> _Exercise requirements_: Print the data exactly as it is given, please.

** Start Given material **

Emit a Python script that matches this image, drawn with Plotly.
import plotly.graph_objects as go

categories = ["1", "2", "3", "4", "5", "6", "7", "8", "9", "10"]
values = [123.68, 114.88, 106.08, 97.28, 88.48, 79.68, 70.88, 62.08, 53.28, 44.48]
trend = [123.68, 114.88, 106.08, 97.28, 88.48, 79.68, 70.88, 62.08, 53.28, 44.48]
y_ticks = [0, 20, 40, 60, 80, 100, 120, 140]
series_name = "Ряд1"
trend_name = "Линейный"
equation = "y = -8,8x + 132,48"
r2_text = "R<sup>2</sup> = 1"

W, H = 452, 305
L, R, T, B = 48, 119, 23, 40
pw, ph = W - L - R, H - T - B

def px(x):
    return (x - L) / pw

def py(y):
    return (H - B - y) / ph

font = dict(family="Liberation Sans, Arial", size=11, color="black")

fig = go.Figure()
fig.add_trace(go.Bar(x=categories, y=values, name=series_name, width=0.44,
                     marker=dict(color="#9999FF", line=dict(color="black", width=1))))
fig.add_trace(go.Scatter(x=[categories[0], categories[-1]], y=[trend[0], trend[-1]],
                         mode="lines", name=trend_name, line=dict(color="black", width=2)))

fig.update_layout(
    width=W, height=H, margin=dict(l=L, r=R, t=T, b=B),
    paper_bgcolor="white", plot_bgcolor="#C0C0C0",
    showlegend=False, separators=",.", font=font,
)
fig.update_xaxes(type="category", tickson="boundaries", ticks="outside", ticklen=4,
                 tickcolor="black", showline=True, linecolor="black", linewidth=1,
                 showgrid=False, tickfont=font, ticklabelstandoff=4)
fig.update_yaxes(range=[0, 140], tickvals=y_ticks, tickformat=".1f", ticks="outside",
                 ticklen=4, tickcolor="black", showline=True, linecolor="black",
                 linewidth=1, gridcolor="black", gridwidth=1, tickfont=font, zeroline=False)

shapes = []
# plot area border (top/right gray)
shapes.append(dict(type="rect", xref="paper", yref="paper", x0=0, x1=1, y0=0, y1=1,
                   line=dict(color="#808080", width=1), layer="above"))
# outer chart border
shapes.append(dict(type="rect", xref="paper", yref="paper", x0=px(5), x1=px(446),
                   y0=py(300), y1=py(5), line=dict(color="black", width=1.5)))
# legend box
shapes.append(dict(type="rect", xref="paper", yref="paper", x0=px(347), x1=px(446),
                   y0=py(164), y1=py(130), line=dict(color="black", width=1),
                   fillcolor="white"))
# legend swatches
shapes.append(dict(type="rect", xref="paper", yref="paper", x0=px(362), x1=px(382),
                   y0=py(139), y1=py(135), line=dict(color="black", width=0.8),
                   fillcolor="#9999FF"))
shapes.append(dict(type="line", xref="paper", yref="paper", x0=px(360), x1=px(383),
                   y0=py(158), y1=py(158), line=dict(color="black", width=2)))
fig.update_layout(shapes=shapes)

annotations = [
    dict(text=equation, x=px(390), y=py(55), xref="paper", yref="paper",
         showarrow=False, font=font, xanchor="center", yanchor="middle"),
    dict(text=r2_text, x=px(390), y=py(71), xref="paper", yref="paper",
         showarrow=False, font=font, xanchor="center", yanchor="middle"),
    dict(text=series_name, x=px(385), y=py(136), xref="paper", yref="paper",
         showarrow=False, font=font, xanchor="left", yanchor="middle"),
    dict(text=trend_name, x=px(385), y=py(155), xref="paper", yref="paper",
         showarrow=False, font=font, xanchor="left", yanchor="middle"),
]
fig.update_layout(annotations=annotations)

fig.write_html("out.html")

** End Given material **

> _Final answer_:
Emit a Python script that matches this image, drawn with Plotly.
import plotly.graph_objects as go

categories = ["1", "2", "3", "4", "5", "6", "7", "8", "9", "10"]
values = [123.68, 114.88, 106.08, 97.28, 88.48, 79.68, 70.88, 62.08, 53.28, 44.48]
trend = [123.68, 114.88, 106.08, 97.28, 88.48, 79.68, 70.88, 62.08, 53.28, 44.48]
y_ticks = [0, 20, 40, 60, 80, 100, 120, 140]
series_name = "Ряд1"
trend_name = "Линейный"
equation = "y = -8,8x + 132,48"
r2_text = "R<sup>2</sup> = 1"

W, H = 452, 305
L, R, T, B = 48, 119, 23, 40
pw, ph = W - L - R, H - T - B

def px(x):
    return (x - L) / pw

def py(y):
    return (H - B - y) / ph

font = dict(family="Liberation Sans, Arial", size=11, color="black")

fig = go.Figure()
fig.add_trace(go.Bar(x=categories, y=values, name=series_name, width=0.44,
                     marker=dict(color="#9999FF", line=dict(color="black", width=1))))
fig.add_trace(go.Scatter(x=[categories[0], categories[-1]], y=[trend[0], trend[-1]],
                         mode="lines", name=trend_name, line=dict(color="black", width=2)))

fig.update_layout(
    width=W, height=H, margin=dict(l=L, r=R, t=T, b=B),
    paper_bgcolor="white", plot_bgcolor="#C0C0C0",
    showlegend=False, separators=",.", font=font,
)
fig.update_xaxes(type="category", tickson="boundaries", ticks="outside", ticklen=4,
                 tickcolor="black", showline=True, linecolor="black", linewidth=1,
                 showgrid=False, tickfont=font, ticklabelstandoff=4)
fig.update_yaxes(range=[0, 140], tickvals=y_ticks, tickformat=".1f", ticks="outside",
                 ticklen=4, tickcolor="black", showline=True, linecolor="black",
                 linewidth=1, gridcolor="black", gridwidth=1, tickfont=font, zeroline=False)

shapes = []
# plot area border (top/right gray)
shapes.append(dict(type="rect", xref="paper", yref="paper", x0=0, x1=1, y0=0, y1=1,
                   line=dict(color="#808080", width=1), layer="above"))
# outer chart border
shapes.append(dict(type="rect", xref="paper", yref="paper", x0=px(5), x1=px(446),
                   y0=py(300), y1=py(5), line=dict(color="black", width=1.5)))
# legend box
shapes.append(dict(type="rect", xref="paper", yref="paper", x0=px(347), x1=px(446),
                   y0=py(164), y1=py(130), line=dict(color="black", width=1),
                   fillcolor="white"))
# legend swatches
shapes.append(dict(type="rect", xref="paper", yref="paper", x0=px(362), x1=px(382),
                   y0=py(139), y1=py(135), line=dict(color="black", width=0.8),
                   fillcolor="#9999FF"))
shapes.append(dict(type="line", xref="paper", yref="paper", x0=px(360), x1=px(383),
                   y0=py(158), y1=py(158), line=dict(color="black", width=2)))
fig.update_layout(shapes=shapes)

annotations = [
    dict(text=equation, x=px(390), y=py(55), xref="paper", yref="paper",
         showarrow=False, font=font, xanchor="center", yanchor="middle"),
    dict(text=r2_text, x=px(390), y=py(71), xref="paper", yref="paper",
         showarrow=False, font=font, xanchor="center", yanchor="middle"),
    dict(text=series_name, x=px(385), y=py(136), xref="paper", yref="paper",
         showarrow=False, font=font, xanchor="left", yanchor="middle"),
    dict(text=trend_name, x=px(385), y=py(155), xref="paper", yref="paper",
         showarrow=False, font=font, xanchor="left", yanchor="middle"),
]
fig.update_layout(annotations=annotations)

fig.write_html("out.html")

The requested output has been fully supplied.